If at any time it comes into my head that a present is due from me to somebody, I am puzzled what to give, until the opportunity is gone. Flowers and fruits are always fit presents; flowers, because they are a proud assertion that a ray of beauty outvalues all the utilities of the world. These gay natures contrast with the somewhat stern countenance of ordinary nature: they are like music heard out of a work-house. Nature does not cocker us; we are children, not pets; she is not fond; everything is dealt to us without fear or favor, after severe universal laws. Yet these delicate flowers look like the frolic and interference of love and beauty. Men use to tell us that we love flattery even though we are not deceived by it, because it shows that we are of importance enough to be courted. Something like that pleasure, the flowers give us: what am I to whom these sweet hints are addressed?..

Next to things of necessity, the rule for a gift, which one of my friends prescribed, is that we might convey to some person that which properly belonged to his character, and was easily associated with him in thought. But our tokens of compliment and love are for the most part barbarous. Rings and other jewels are not gifts, but apologies for gifts. The only gift is a portion of thyself. Thou must bleed for me. Therefore the poet brings his poem; the shepherd, his lamb; the farmer, corn; the miner, a gem; the sailor, coral and shells; the painter, his picture; the girl, a handkerchief of her own sewing. This is right and pleasing, for it restores society in so far to the primary basis, when a man’s biography is conveyed in his gift, and every man’s wealth is an index of his merit.

It is said that the world is in a state of bankruptcy; that the world owes the world more than the world can pay, and ought to go into chancery and be sold. I do not think this general insolvency, which involves in some sort all the population, to be the reason of the difficulty experienced at Christmas and New Year and other times, in bestowing gifts; since it is always so pleasant to be generous, though very vexatious to pay debts. But the impediment lies in the choosing. If at any time it comes into my head that a present is due from me to somebody, I am puzzled what to give, until the opportunity is gone.
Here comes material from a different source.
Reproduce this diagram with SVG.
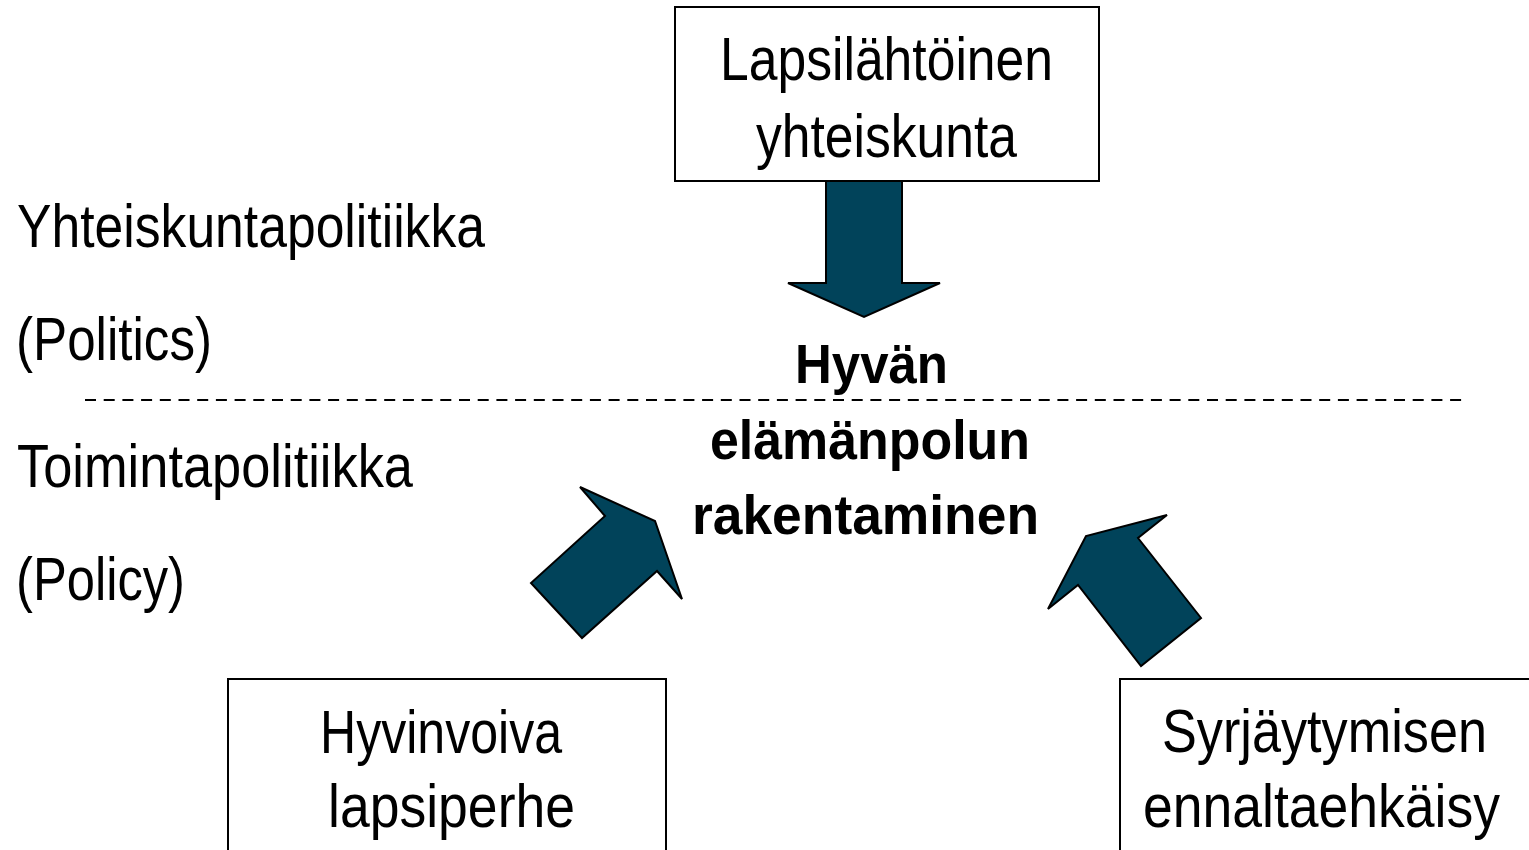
<svg xmlns="http://www.w3.org/2000/svg" width="1529" height="850" viewBox="0 0 1529 850">
<style>
text{font-family:"Liberation Sans Narrow","Liberation Sans","Arial Narrow",sans-serif;fill:#000}
.r{font-size:62px}
.b{font-size:56px;font-weight:bold}
.box{fill:#fff;stroke:#000;stroke-width:2}
.arr{fill:#01435A;stroke:#000;stroke-width:2;stroke-linejoin:miter}
</style>
<rect width="1529" height="850" fill="#fff"/>
<g id="labels">
<text class="r" x="17" y="247" textLength="468" lengthAdjust="spacingAndGlyphs">Yhteiskuntapolitiikka</text>
<text class="r" x="16" y="360" textLength="196" lengthAdjust="spacingAndGlyphs">(Politics)</text>
<text class="r" x="17" y="487" textLength="396" lengthAdjust="spacingAndGlyphs">Toimintapolitiikka</text>
<text class="r" x="16" y="600" textLength="169" lengthAdjust="spacingAndGlyphs">(Policy)</text>
</g>
<line x1="85" y1="400" x2="1462" y2="400" stroke="#000" stroke-width="2" stroke-dasharray="11 7.7"/>
<g id="connectors">
<polygon class="arr" points="826,181 902,181 902,283 940,283 864,317 788,283 826,283"/>
<polygon class="arr" points="580,487 655,521 682,599 657,571 582,638 531,583 605,516"/>
<polygon class="arr" points="1167,515 1138,538 1201,618 1141,666 1078,585 1048,609 1086,536"/>
</g>
<g id="node-top">
<rect class="box" x="675" y="7" width="424" height="174"/>
<text class="r" x="720" y="80" textLength="333" lengthAdjust="spacingAndGlyphs">Lapsilähtöinen</text>
<text class="r" x="756" y="157" textLength="261" lengthAdjust="spacingAndGlyphs">yhteiskunta</text>
</g>
<g id="node-center">
<text class="b" x="795" y="383" textLength="153" lengthAdjust="spacingAndGlyphs">Hyvän</text>
<text class="b" x="710" y="459" textLength="320" lengthAdjust="spacingAndGlyphs">elämänpolun</text>
<text class="b" x="692" y="534" textLength="347" lengthAdjust="spacingAndGlyphs">rakentaminen</text>
</g>
<g id="node-left">
<rect class="box" x="228" y="679" width="438" height="180"/>
<text class="r" x="320" y="753" textLength="242" lengthAdjust="spacingAndGlyphs">Hyvinvoiva</text>
<text class="r" x="328" y="827" textLength="247" lengthAdjust="spacingAndGlyphs">lapsiperhe</text>
</g>
<g id="node-right">
<rect class="box" x="1120" y="679" width="420" height="180"/>
<text class="r" x="1162" y="752" textLength="325" lengthAdjust="spacingAndGlyphs">Syrjäytymisen</text>
<text class="r" x="1143" y="827" textLength="357" lengthAdjust="spacingAndGlyphs">ennaltaehkäisy</text>
</g>
</svg>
Flowers and fruits are always fit presents; flowers, because they are a proud assertion that a ray of beauty outvalues all the utilities of the world. These gay natures contrast with the somewhat stern countenance of ordinary nature: they are like music heard out of a work-house. Nature does not cocker us; we are children, not pets; she is not fond; everything is dealt to us without fear or favor, after severe universal laws. Yet these delicate flowers look like the frolic and interference of love and beauty. Men use to tell us that we love flattery even though we are not deceived by it, because it shows that we are of importance enough to be courted. Something like that pleasure, the flowers give us: what am I to whom these sweet hints are addressed? Fruits are acceptable gifts, because they are the flower of commodities, and admit of fantastic values being attached to them. If a man should send to me to come a hundred miles to visit him and should set before me a basket of fine summer-fruit, I should think there was some proportion between the labor and the reward.

For common gifts, necessity makes pertinences and beauty every day, and one is glad when an imperative leaves him no option; since if the man at the door have no shoes, you have not to consider whether you could procure him a paint-box. And as it is always pleasing to see a man eat bread, or drink water, in the house or out of doors, so it is always a great satisfaction to supply these first wants. Necessity does everything well. In our condition of universal dependence it seems heroic to let the petitioner be the judge of his necessity, and to give all that is asked, though at great inconvenience. If it be a fantastic desire, it is better to leave to others the office of punishing him. I can think of many parts I should prefer playing to that of the Furies. Next to things of necessity, the rule for a gift, which one of my friends prescribed, is that we might convey to some person that which properly belonged to his character, and was easily associated with him in thought. But our tokens of compliment and love are for the most part barbarous. Rings and other jewels are not gifts, but apologies for gifts. The only gift is a portion of thyself. Thou must bleed for me. Therefore the poet brings his poem; the shepherd, his lamb; the farmer, corn; the miner, a gem; the sailor, coral and shells; the painter, his picture; the girl, a handkerchief of her own sewing. This is right and pleasing, for it restores society in so far to the primary basis, when a man’s biography is conveyed in his gift, and every man’s wealth is an index of his merit. But it is a cold lifeless business when you go to the shops to buy me something which does not represent your life and talent, but a gold-smith’s. This is fit for kings, and rich men who represent kings, and a false state of property, to make presents of gold and silver stuffs, as a kind of symbolical sin-offering, or payment of black-mail. 

About this Quotation:

The American radical individualist philosopher and abolitionist Ralph Waldo Emerson (1803-1882) in his essay on “Gifts” which he published in 1844 asks himself what is the best gift to give during the Christmas and New Year period. He begins by asking what is the most appropriate gift to give in a time of high public and private indebtedness when the “world is in a state of bankruptcy”. His answer is twofold. His first recommendation is not surprising given his views on nature: the gift should be a simple one such as flowers because “they are a proud assertion that a ray of beauty outvalues all the utilities of the world” or fruits because “they are the flower of commodities, and admit of fantastic values being attached to them.” The second recommendation reflects his individualist philosophy of transcendentalism, that is one should give something that reveals an aspect of the giver as a person, or as he phrased it “when a man’s biography is conveyed in his gift.” So a poet gives a poem, a shepherd a lamb, and so on. We at the Online Library of Liberty therefore give you all another book, another idea, another quotation for the New Year. May it be a year of peace and liberty.